(Requirement):
Quote the whole listing word for word. Do not include the pictures.

(Provided data):
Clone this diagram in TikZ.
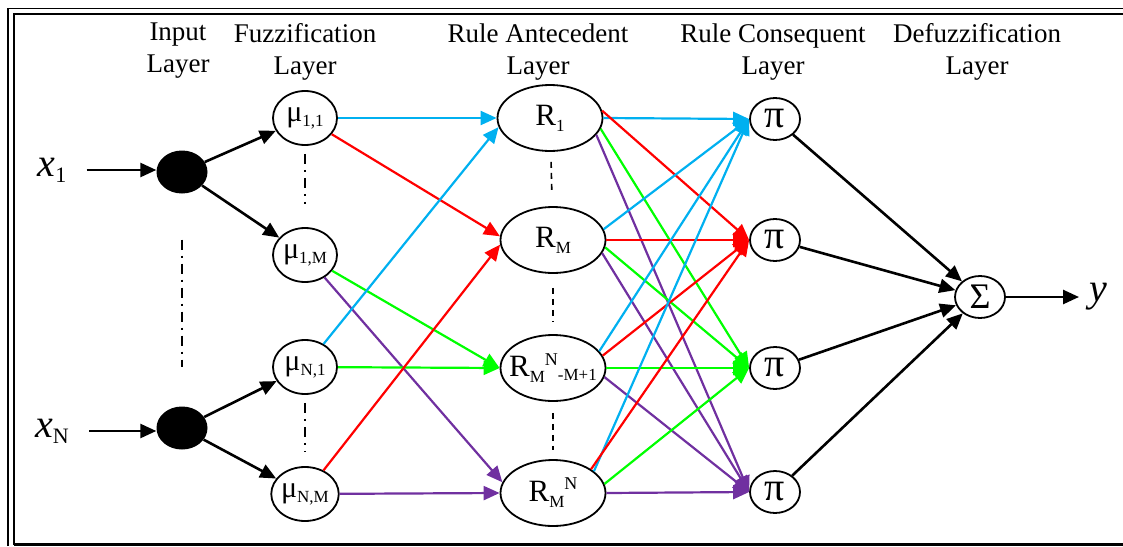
\documentclass[tikz,border=0pt]{standalone}
\usepackage{fontspec}
\setmainfont{Liberation Serif}
\usetikzlibrary{arrows.meta,shapes.geometric}
\definecolor{ccyan}{HTML}{00B0F0}
\definecolor{cred}{HTML}{FF0000}
\definecolor{cgreen}{HTML}{00FF00}
\definecolor{cpurple}{HTML}{7030A0}
\newcommand\sbx[3][17]{\raisebox{-#2}{\fontsize{#1}{#1}\selectfont #3}}
\newcommand\spx[3][18]{\raisebox{#2}{\fontsize{#1}{#1}\selectfont #3}}
\begin{document}
\begin{tikzpicture}[x=1pt,y=-1pt,
  lbl/.style={align=center,font=\fontsize{27}{32}\selectfont,inner sep=0pt},
  mu/.style={ellipse,draw,line width=1.8pt,minimum width=64pt,minimum height=54pt,inner sep=0pt,font=\fontsize{30}{30}\selectfont},
  rule/.style={ellipse,draw,line width=1.8pt,minimum width=105pt,minimum height=66pt,inner sep=0pt,font=\fontsize{31}{32}\selectfont},
  prod/.style={ellipse,draw,line width=1.8pt,minimum width=50pt,minimum height=42pt,inner sep=0pt,font=\fontsize{40}{40}\selectfont},
  innode/.style={ellipse,fill=black,minimum width=51pt,minimum height=43pt,inner sep=0pt},
  xlbl/.style={inner sep=0pt,font=\fontsize{40}{40}\selectfont},
  carr/.style={line width=2.2pt,-{Triangle[length=16pt,width=14pt]}},
  barr/.style={line width=2.6pt,-{Triangle[length=16pt,width=14pt]}},
  dd/.style={line width=1.6pt,dash pattern=on 10pt off 6pt on 2pt off 6pt},
  dsh/.style={line width=1.6pt,dash pattern=on 6pt off 5pt}]
\useasboundingbox (0,0) rectangle (1123,546);
% frame
\draw[line width=1.6pt] (8,546) -- (8,8.5) -- (1123,8.5);
\draw[line width=2.4pt] (14,544.5) -- (14,14) -- (1123,14);
\draw[line width=3pt] (14,544.5) -- (1123,544.5);
% layer labels
\node[lbl] (L1) at (178,51) {Input\\Layer};
\node[lbl] (L2) at (305,52) {Fuzzification\\Layer};
\node[lbl] (L3) at (538,52) {Rule Antecedent\\Layer};
\node[lbl] (L4) at (773,52) {Rule Consequent\\Layer};
\node[lbl] (L5) at (977,52) {Defuzzification\\Layer};
% inputs
\node[xlbl] (x1) at (52,170) {{\itshape x}\sbx[22]{6pt}{1}};
\node[xlbl] (xN) at (52,431) {{\itshape x}\sbx[22]{6pt}{N}};
\node[innode] (in1) at (182,172) {};
\node[innode] (inN) at (182,428) {};
% fuzzification
\node[mu] (m11) at (305,118) {μ\sbx{5pt}{1,1}};
\node[mu] (m1M) at (305,255) {μ\sbx{5pt}{1,M}};
\node[mu] (mN1) at (305,367) {μ\sbx{5pt}{N,1}};
\node[mu] (mNM) at (305,494) {μ\sbx{5pt}{N,M}};
% rule antecedent
\node[rule] (R1) at (550,118) {\makebox[0pt]{R\sbx{6pt}{1}}};
\node[rule] (RM) at (553,240) {\makebox[0pt]{R\sbx{6pt}{M}}};
\node[rule] (R3) at (553,368) {\makebox[0pt]{R\sbx{6pt}{M}\spx{11pt}{N}\sbx{4pt}{-M+1}}};
\node[rule] (R4) at (553,493) {\makebox[0pt]{R\sbx{6pt}{M}\spx{12pt}{N}}};
% rule consequent
\node[prod] (p1) at (775,119) {π};
\node[prod] (p2) at (775,240) {π};
\node[prod] (p3) at (775,368) {π};
\node[prod] (p4) at (775,492) {π};
% defuzzification
\node[prod,font=\fontsize{36}{36}\selectfont] (S) at (980,297) {Σ};
\node[xlbl,anchor=west] (ylab) at (1089,297) {\itshape y};
% input arrows
\draw[barr] ([xshift=20pt]x1.east) -- (x1.east -| in1.west);
\draw[barr] ([xshift=20pt]xN.east) -- (xN.east -| inN.west);
\draw[barr] (in1) -- (m11);
\draw[barr] (in1) -- (m1M);
\draw[barr] (inN) -- (mN1);
\draw[barr] (inN) -- (mNM);
% dotted separators
\draw[dd,shorten <=46pt,shorten >=39pt] (in1) -- (inN);
\draw[dd,shorten <=8pt,shorten >=23pt] (m11) -- (m1M);
\draw[dd,shorten <=8pt,shorten >=15pt] (mN1) -- (mNM);
\draw[dsh,shorten <=10pt,shorten >=15pt] (R1) -- (RM);
\draw[dsh,shorten <=14pt,shorten >=13pt] (RM) -- (R3);
\draw[dsh,shorten <=11pt,shorten >=9pt] (R3) -- (R4);
% fuzzification -> antecedent
\draw[carr,ccyan] (m11) -- (R1.west);
\draw[carr,cred] (m11) -- (RM.176);
\draw[carr,cgreen] (m1M) -- (R3.west);
\draw[carr,cpurple] (m1M) -- (R4.168);
\draw[carr,ccyan] (mN1) -- (R1.190);
\draw[carr,cgreen] (mN1) -- (R3.west);
\draw[carr,cred] (mNM) -- (RM.185);
\draw[carr,cpurple] (mNM) -- (R4.west);
% antecedent -> consequent
\draw[carr,ccyan] (R1.east) -- (p1.west);
\draw[carr,cred] (R1.8) -- (p2.west);
\draw[carr,cgreen] (R1.-12) -- (p3.west);
\draw[carr,cpurple] (R1.-20) -- (p4.west);
\draw[carr,ccyan] (RM.12) -- (p1.west);
\draw[carr,cred] (RM.east) -- (p2.west);
\draw[carr,cgreen] (RM.-8) -- (p3.west);
\draw[carr,cpurple] (RM.-15) -- (p4.west);
\draw[carr,ccyan] (R3.20) -- (p1.west);
\draw[carr,cred] (R3.14) -- (p2.west);
\draw[carr,cgreen] (R3.east) -- (p3.west);
\draw[carr,cpurple] (R3.-10) -- (p4.west);
\draw[carr,ccyan] (R4.28) -- (p1.west);
\draw[carr,cred] (R4.32) -- (p2.west);
\draw[carr,cgreen] (R4.10) -- (p3.west);
\draw[carr,cpurple] (R4.east) -- (p4.west);
% consequent -> sum
\draw[barr] (p1) -- (S);
\draw[barr] (p2) -- (S);
\draw[barr] (p3) -- (S);
\draw[barr] (p4) -- (S);
\draw[barr,shorten >=10pt] (S) -- (ylab.west);
\end{tikzpicture}
\end{document}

(Answer for the task):
Clone this diagram in TikZ.
\documentclass[tikz,border=0pt]{standalone}
\usepackage{fontspec}
\setmainfont{Liberation Serif}
\usetikzlibrary{arrows.meta,shapes.geometric}
\definecolor{ccyan}{HTML}{00B0F0}
\definecolor{cred}{HTML}{FF0000}
\definecolor{cgreen}{HTML}{00FF00}
\definecolor{cpurple}{HTML}{7030A0}
\newcommand\sbx[3][17]{\raisebox{-#2}{\fontsize{#1}{#1}\selectfont #3}}
\newcommand\spx[3][18]{\raisebox{#2}{\fontsize{#1}{#1}\selectfont #3}}
\begin{document}
\begin{tikzpicture}[x=1pt,y=-1pt,
  lbl/.style={align=center,font=\fontsize{27}{32}\selectfont,inner sep=0pt},
  mu/.style={ellipse,draw,line width=1.8pt,minimum width=64pt,minimum height=54pt,inner sep=0pt,font=\fontsize{30}{30}\selectfont},
  rule/.style={ellipse,draw,line width=1.8pt,minimum width=105pt,minimum height=66pt,inner sep=0pt,font=\fontsize{31}{32}\selectfont},
  prod/.style={ellipse,draw,line width=1.8pt,minimum width=50pt,minimum height=42pt,inner sep=0pt,font=\fontsize{40}{40}\selectfont},
  innode/.style={ellipse,fill=black,minimum width=51pt,minimum height=43pt,inner sep=0pt},
  xlbl/.style={inner sep=0pt,font=\fontsize{40}{40}\selectfont},
  carr/.style={line width=2.2pt,-{Triangle[length=16pt,width=14pt]}},
  barr/.style={line width=2.6pt,-{Triangle[length=16pt,width=14pt]}},
  dd/.style={line width=1.6pt,dash pattern=on 10pt off 6pt on 2pt off 6pt},
  dsh/.style={line width=1.6pt,dash pattern=on 6pt off 5pt}]
\useasboundingbox (0,0) rectangle (1123,546);
% frame
\draw[line width=1.6pt] (8,546) -- (8,8.5) -- (1123,8.5);
\draw[line width=2.4pt] (14,544.5) -- (14,14) -- (1123,14);
\draw[line width=3pt] (14,544.5) -- (1123,544.5);
% layer labels
\node[lbl] (L1) at (178,51) {Input\\Layer};
\node[lbl] (L2) at (305,52) {Fuzzification\\Layer};
\node[lbl] (L3) at (538,52) {Rule Antecedent\\Layer};
\node[lbl] (L4) at (773,52) {Rule Consequent\\Layer};
\node[lbl] (L5) at (977,52) {Defuzzification\\Layer};
% inputs
\node[xlbl] (x1) at (52,170) {{\itshape x}\sbx[22]{6pt}{1}};
\node[xlbl] (xN) at (52,431) {{\itshape x}\sbx[22]{6pt}{N}};
\node[innode] (in1) at (182,172) {};
\node[innode] (inN) at (182,428) {};
% fuzzification
\node[mu] (m11) at (305,118) {μ\sbx{5pt}{1,1}};
\node[mu] (m1M) at (305,255) {μ\sbx{5pt}{1,M}};
\node[mu] (mN1) at (305,367) {μ\sbx{5pt}{N,1}};
\node[mu] (mNM) at (305,494) {μ\sbx{5pt}{N,M}};
% rule antecedent
\node[rule] (R1) at (550,118) {\makebox[0pt]{R\sbx{6pt}{1}}};
\node[rule] (RM) at (553,240) {\makebox[0pt]{R\sbx{6pt}{M}}};
\node[rule] (R3) at (553,368) {\makebox[0pt]{R\sbx{6pt}{M}\spx{11pt}{N}\sbx{4pt}{-M+1}}};
\node[rule] (R4) at (553,493) {\makebox[0pt]{R\sbx{6pt}{M}\spx{12pt}{N}}};
% rule consequent
\node[prod] (p1) at (775,119) {π};
\node[prod] (p2) at (775,240) {π};
\node[prod] (p3) at (775,368) {π};
\node[prod] (p4) at (775,492) {π};
% defuzzification
\node[prod,font=\fontsize{36}{36}\selectfont] (S) at (980,297) {Σ};
\node[xlbl,anchor=west] (ylab) at (1089,297) {\itshape y};
% input arrows
\draw[barr] ([xshift=20pt]x1.east) -- (x1.east -| in1.west);
\draw[barr] ([xshift=20pt]xN.east) -- (xN.east -| inN.west);
\draw[barr] (in1) -- (m11);
\draw[barr] (in1) -- (m1M);
\draw[barr] (inN) -- (mN1);
\draw[barr] (inN) -- (mNM);
% dotted separators
\draw[dd,shorten <=46pt,shorten >=39pt] (in1) -- (inN);
\draw[dd,shorten <=8pt,shorten >=23pt] (m11) -- (m1M);
\draw[dd,shorten <=8pt,shorten >=15pt] (mN1) -- (mNM);
\draw[dsh,shorten <=10pt,shorten >=15pt] (R1) -- (RM);
\draw[dsh,shorten <=14pt,shorten >=13pt] (RM) -- (R3);
\draw[dsh,shorten <=11pt,shorten >=9pt] (R3) -- (R4);
% fuzzification -> antecedent
\draw[carr,ccyan] (m11) -- (R1.west);
\draw[carr,cred] (m11) -- (RM.176);
\draw[carr,cgreen] (m1M) -- (R3.west);
\draw[carr,cpurple] (m1M) -- (R4.168);
\draw[carr,ccyan] (mN1) -- (R1.190);
\draw[carr,cgreen] (mN1) -- (R3.west);
\draw[carr,cred] (mNM) -- (RM.185);
\draw[carr,cpurple] (mNM) -- (R4.west);
% antecedent -> consequent
\draw[carr,ccyan] (R1.east) -- (p1.west);
\draw[carr,cred] (R1.8) -- (p2.west);
\draw[carr,cgreen] (R1.-12) -- (p3.west);
\draw[carr,cpurple] (R1.-20) -- (p4.west);
\draw[carr,ccyan] (RM.12) -- (p1.west);
\draw[carr,cred] (RM.east) -- (p2.west);
\draw[carr,cgreen] (RM.-8) -- (p3.west);
\draw[carr,cpurple] (RM.-15) -- (p4.west);
\draw[carr,ccyan] (R3.20) -- (p1.west);
\draw[carr,cred] (R3.14) -- (p2.west);
\draw[carr,cgreen] (R3.east) -- (p3.west);
\draw[carr,cpurple] (R3.-10) -- (p4.west);
\draw[carr,ccyan] (R4.28) -- (p1.west);
\draw[carr,cred] (R4.32) -- (p2.west);
\draw[carr,cgreen] (R4.10) -- (p3.west);
\draw[carr,cpurple] (R4.east) -- (p4.west);
% consequent -> sum
\draw[barr] (p1) -- (S);
\draw[barr] (p2) -- (S);
\draw[barr] (p3) -- (S);
\draw[barr] (p4) -- (S);
\draw[barr,shorten >=10pt] (S) -- (ylab.west);
\end{tikzpicture}
\end{document}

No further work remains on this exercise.